See what I mean? Ray Winstone is very cool and very hot, but Sexy Beast is not an invitation to get real close to him. That shadow must be a businessman or a hitman, no doubt it will soon get even hotter than it already is. Fillling up at least half a poster with pool tiles takes balls, including just the edge of the pool makes it a little more lively. Comparable though horizontal is the dividing line in Austrian Hundstage, including yet another whale taking a sunny break. This film is one of the hottest of the decade, watch it with a fan in the room. Summer rentals and their infinite sadness provide the chilly contrast, there's lots of doggie style going on behind civilized doors. It's all peanuts compared to Taxidermia, György Pálfi's funny and grotesque view on man, with keywords like 'vomit scene', 'unshaved armpit', 'fitness instructor', 'caught masturbating' and 'margarine'. Showing just a stitched torso is restrained, forgiving even. Sorry, men are gross.

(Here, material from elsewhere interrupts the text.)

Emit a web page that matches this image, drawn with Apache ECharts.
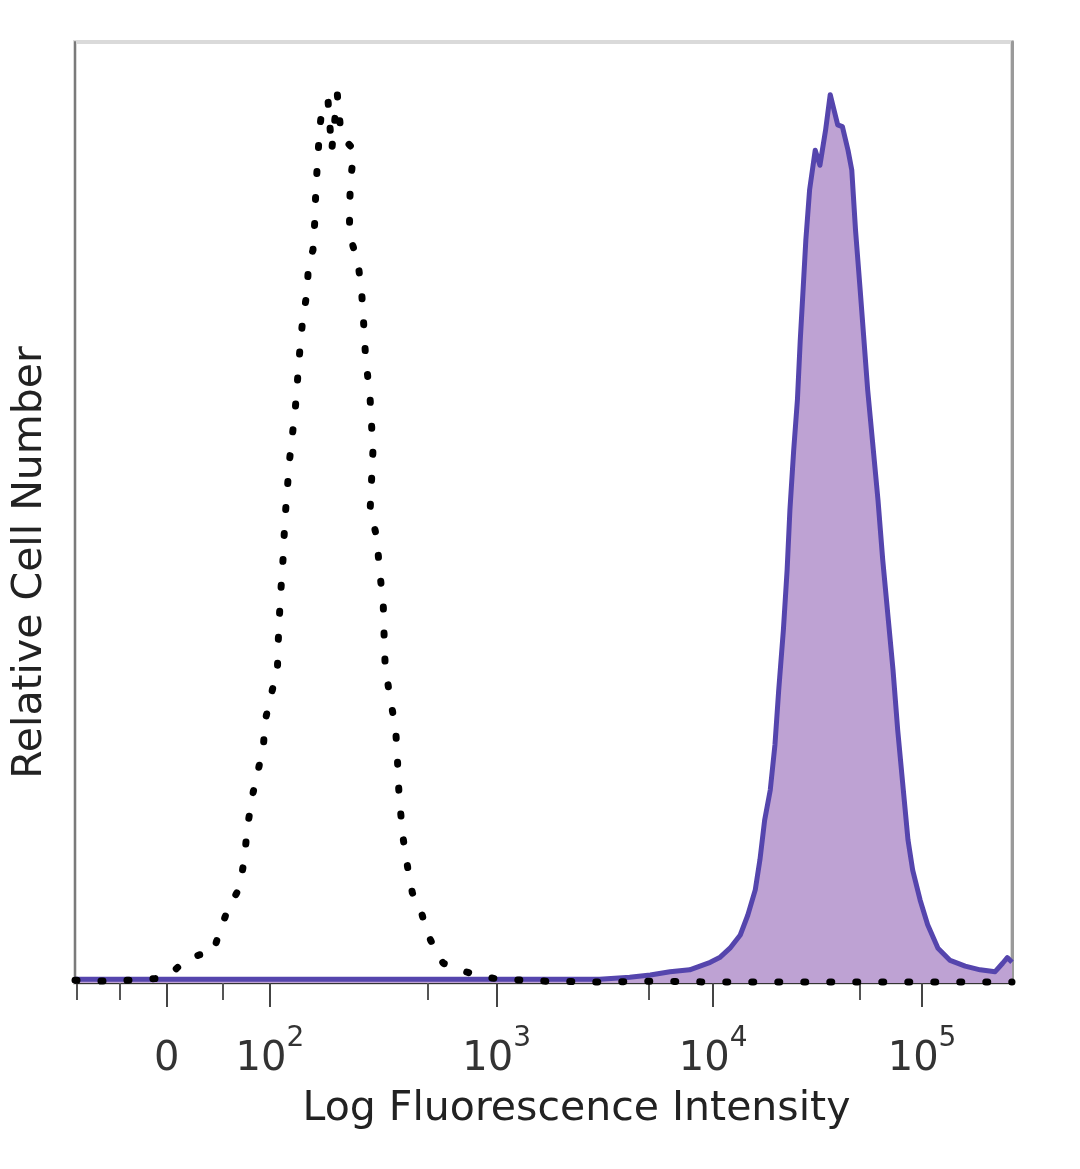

Ahhhh, hand against glass, the ultimate champion of filmposters! Add some steam for extra effect, smear around a little blood and the creepiness is complete. Don't forget to finish it off with the movie's title kind of written on the glass and make foreign versions. Rob Zombie's House of 1000 Corpses sounds pretty cool in Italian, almost like Dario Argento had something to do with it! Incredibly successful coming-of-age romantic vampire drama Låt den rätte komma in is a little basic when translated to English, but subtle alignment with the background adds to the terrifying beauty. Asian horror has taught us over and over agian that all creepy girls have long hair, this swedie even manages to pull off some curls and still be scary. Last but not least is the poster only haters won't include in a list like this: The Dark Knight's best out of an extensive series. Really no need to explain anything here, this is an icon that will be mentioned more than enough.